Delays, mistakes and risk of data breaches at the RTB, according to Grant

Thornton report
Some landlords and tenants who won tribunal cases were recorded as having lost, the report found.
November 15, 2023

Because of an internal system, landlords and tenants who have won tribunal cases at the Residential Tenancies Board (RTB) have sometimes had their cases recorded as lost, according to a report by consultants Grant Thornton.
It is one of several issues flagged in a review of the dispute resolution process, as managed by the RTB and its outsourced helper, Capita.
“A particular issue was highlighted relating to appeal cases reverting from approved to rejected status,” says the report, referring to the board’s findings at the tribunal stage.
Staff at the RTB had to work manually to re-apply the approval status to those cases but the interviewee feared they may miss some, says the report.

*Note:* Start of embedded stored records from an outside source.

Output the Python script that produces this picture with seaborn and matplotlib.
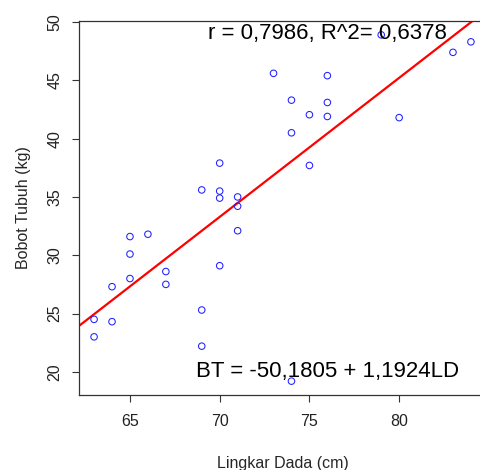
import numpy as np
import pandas as pd
import seaborn as sns
import matplotlib
matplotlib.use("Agg")
import matplotlib.pyplot as plt

# lingkar dada (cm) vs bobot tubuh (kg)
ld = [63, 63, 64, 64, 65, 65, 65, 66, 67, 67, 69, 69, 69, 70, 70, 70, 70,
      71, 71, 71, 73, 74, 74, 74, 75, 75, 76, 76, 76, 79, 80, 83, 84]
bt = [24.5, 23.0, 27.3, 24.3, 31.6, 30.1, 28.0, 31.8, 28.6, 27.5, 35.6, 25.3,
      22.2, 37.9, 35.5, 34.9, 29.1, 35.0, 34.2, 32.1, 45.6, 43.3, 40.5, 19.2,
      42.05, 37.7, 45.4, 43.1, 41.9, 48.9, 41.8, 47.4, 48.3]

intercept = -50.1805
slope = 1.1924
label_r = "r = 0,7986, R^2= 0,6378"
label_eq = "BT = -50,1805 + 1,1924LD"

x_ticks = [65, 70, 75, 80]
y_ticks = [20, 25, 30, 35, 40, 45, 50]

df = pd.DataFrame({"LD": ld, "BT": bt})

sns.set_theme(style="ticks")
plt.rcParams["font.family"] = ["Liberation Sans", "DejaVu Sans"]

fig = plt.figure(figsize=(4.8, 4.7), dpi=100)
ax = fig.add_axes([79 / 480, 75 / 470, 407 / 480, 374 / 470])

sns.scatterplot(data=df, x="LD", y="BT", ax=ax, marker="o", s=22,
                facecolors="none", edgecolor="#2020ff", linewidth=0.75, zorder=3)
ax.axline((0, intercept), slope=slope, color="#ff0000", lw=1.6, zorder=2)

# R-style 4% padding
xr = max(ld) - min(ld)
yr = max(bt) - min(bt)
ax.set_xlim(min(ld) - 0.04 * xr, max(ld) + 0.04 * xr)
ax.set_ylim(min(bt) - 0.04 * yr, max(bt) + 0.04 * yr)

ax.set_xticks(x_ticks)
ax.set_yticks(y_ticks)
ax.tick_params(axis="both", direction="out", length=5, width=0.8,
               color="#333333", labelsize=11.5, labelcolor="#222222")
ax.tick_params(axis="x", pad=9)
ax.tick_params(axis="y", pad=7)
for lab in ax.get_yticklabels():
    lab.set_rotation(90)
    lab.set_va("center")

for sp in ax.spines.values():
    sp.set_visible(True)
    sp.set_color("#333333")
    sp.set_linewidth(0.9)

ax.set_xlabel("Lingkar Dada (cm)", fontsize=11.5, labelpad=19)
ax.set_ylabel("Bobot Tubuh (kg)", fontsize=11.5, labelpad=12)

ax.text(76, 49.05, label_r, ha="center", va="center", fontsize=16, color="black")
ax.text(76, 20.0, label_eq, ha="center", va="center", fontsize=16, color="black")

fig.savefig("out.png", dpi=100)
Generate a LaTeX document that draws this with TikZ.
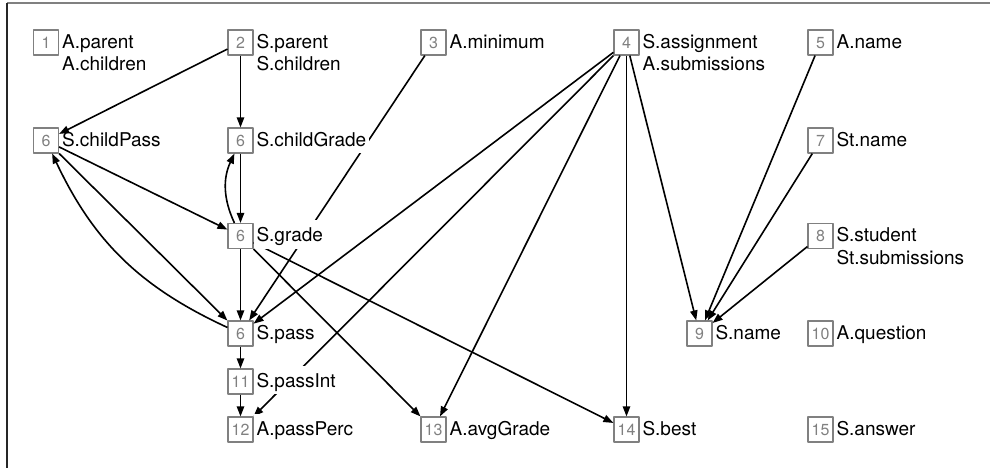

Neither the spokesperson for the RTB nor the Department of Housing directly answered questions as to whether this has now been rectified.
The review, which is dated September 2023, also noted that there is a large queue of cases at the rental regulator – and predicted based on trends that this was going to grow.
A spokesperson for the RTB said: “This review has been finalised and is with the Residential Tenancies Board Executive Leadership Team to review its recommendations.”
A spokesperson for the Department of Housing said: “The hearing of disputes is an operational matter for the RTB.”
Following recommendations in the RTB Workforce Plan (2018-2021), the RTB received sanction for significant additional staff during that period, said the spokesperson.
“The Department continues to work with the RTB to ensure it is sufficiently resourced to deliver on its mandate,” he said.
A growing backlog?
When a tenant or landlord files a dispute with the RTB, it goes through an assessment process outsourced to the company Capita.
The case is then channelled onwards, either as a mediation or an adjudication – and if either party appeals the adjudication decision, the case is heard by a tribunal.
An RTB spokesperson said in October 2023 that the average wait time for that first stage of an assessment was around two weeks. But the report says longer.
Capita’s agreement with the RTB sets a turnaround time of a week, but they were taking six or seven weeks to be assessed, the Grant Thornton report says.
The spokesperson for the RTB didn’t respond directly to questions about whether and how it resolved that issue.
The backlog is because staff were redeployed “to respond to issues the public were raising with the RTB’s annual registration process online last year”, the report says.
In May 2023, there were 1,548 cases waiting for assessment, the report says – predicting that it would grow to 2,208 cases by December 2023.
The report predicted that the queue for mediation and adjudication cases would fall over the second half of this year, but the caseload queue for tribunals and assessments, would grow.
According to an RTB spokesperson, the average waiting time for a tribunal in 2022 was 31 weeks, and in 2021 it was around 33 weeks.
The impact of delays
RTB staff referenced in the report said they were concerned about the impact of delays in getting a tribunal hearing. “For example, the accumulation of rent arrears while an appeal is pending.”
Delays can also leave tenants and landlords living longer in stressful situations. Tenant Joe Kennedy had to attend three hearings to get his deposit back over 16 months, from June 2021 to October 2022.
That impacted him, he said. “The RTB is not fit for purpose because of the length of time it took.”
It was a straightforward case, so he doesn’t think it should have ended up with three separate hearings, two adjudications and a tribunal, which all relied on the same evidence, he says.
Kennedy says he thinks that deposits should be held by an independent agency like they are in the UK. “We’re in a lucky position. But some people are really relying on getting their deposits back.”
Tenants may bank on getting their deposits back, to cover a deposit on a new place or for costs such as furniture.
But he says he found the whole thing really stressful.
Kennedy filed his case in June 2021. The first adjudication hearing was four months later, in October 2021. He won, but his former landlord appealed the decision.
The tribunal took place in April 2022. The determination order was issued in May 2022.
In the meanwhile, the landlord also lodged a separate case for alleged damages, which he said the tenants had done to the property. A second determination order was issued in October 2022.